どうして他人の年齢を聞くのか
久しぶりに日本に戻って来てから1ヶ月ちょっと経っている。しかし、この一ヶ月の間に年齢を三回も聞かれた。以前、アメリカ人から日本人がよく人の年齢を聞くと聞いたことがあるだけに、なるほどと思った。
私はどちらかと言うと、それほど自分の年齢に気にするタイプではない。ただ、年齢や外貌、声などの生れ付き特徴、または出身地、出身校などの経歴によりステレオタイプされるのがあまり好きではない。今も記憶しているが、留学時代、友人(中国人)が下宿に遊びに来て、料理を作ってあげたら、東北(中国)の男性も料理作れるんだと言い出され、呆れてしまった。
最近、あるビジネス誌に次のようなことが書かれた。ある東大卒の主婦は主人の転勤で地方に引越した。そこで知り合った主婦達に出身校が聞かれたので、正直に答えたという。しかし、それから、何かほかの主婦よりうまいことをすると、東大卒だからねと言われてしまい、この東大卒の主婦は気が弱くなり、段々仲間はずれになったと書かれた。
私は三回目に年齢を聞かれたとき、心の準備があったので、相手にどうして日本人がよく年齢を聞くのだろうと話しかけた。相手が自分もよく聞かれると同感した。一回目に年齢が聞かれたのは、仕事帰りの飲み会で、プロジェクト関係の協力会社の十数人の人達(私のみ外人)がお互いに年齢を聞き合っていた。

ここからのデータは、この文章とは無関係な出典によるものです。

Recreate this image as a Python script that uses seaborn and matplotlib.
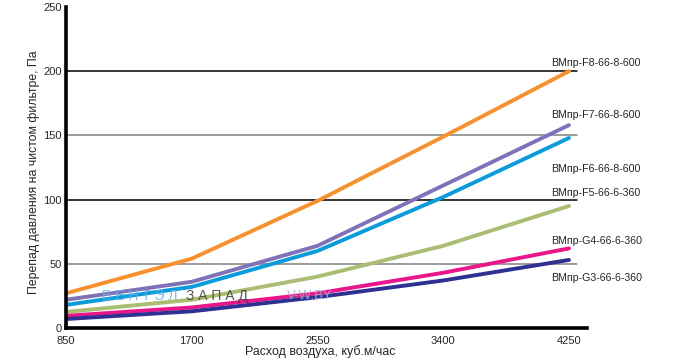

というのは、年齢を聞くのは日本ではごく普通だ。それなら一種の文化だと言えるだろう。と言ったら、他人の年齢が分かったら、何らかのメリットがあるのだろうか。
真剣に考えてみたら、その理由は日本語の特性にあるのではないかと思うようになった。日本語には丁寧語、敬語、謙遜語というのがある。関係を深めるには相手によって、言葉遣いを練る必要がある。年齢は言葉の使い分けの基準の一つである。
話す相手が自分より年上でしたら、尊敬語を使って話さなければならない。相手が年下だったら、割と自由に言葉を使ってもよい。相手が年上か年下か知らないと、言葉使いに不安を感じ、いらいらするのではないだろうか?相手の年齢を知ることで、話はしやすくなり、ストレスも解消されるだろう。
確かに、人の経歴や特徴により人を分類すると、付き合う上で楽で効率がよい。年齢を聞く人が悪意を持っているとも思えない。しかし、ステレオタイプにより、人の個性や、個人の能力を無視してしまう危険が伴われることがある。かつて、Bill Gatesも声が細かったので、ビジネスの世界でまともに相手にされなく、悩んでいたと聞いたことがある。ただ、Bill Gatesをまともに相手にしなかった人達は後ほど大いに後悔しただろう。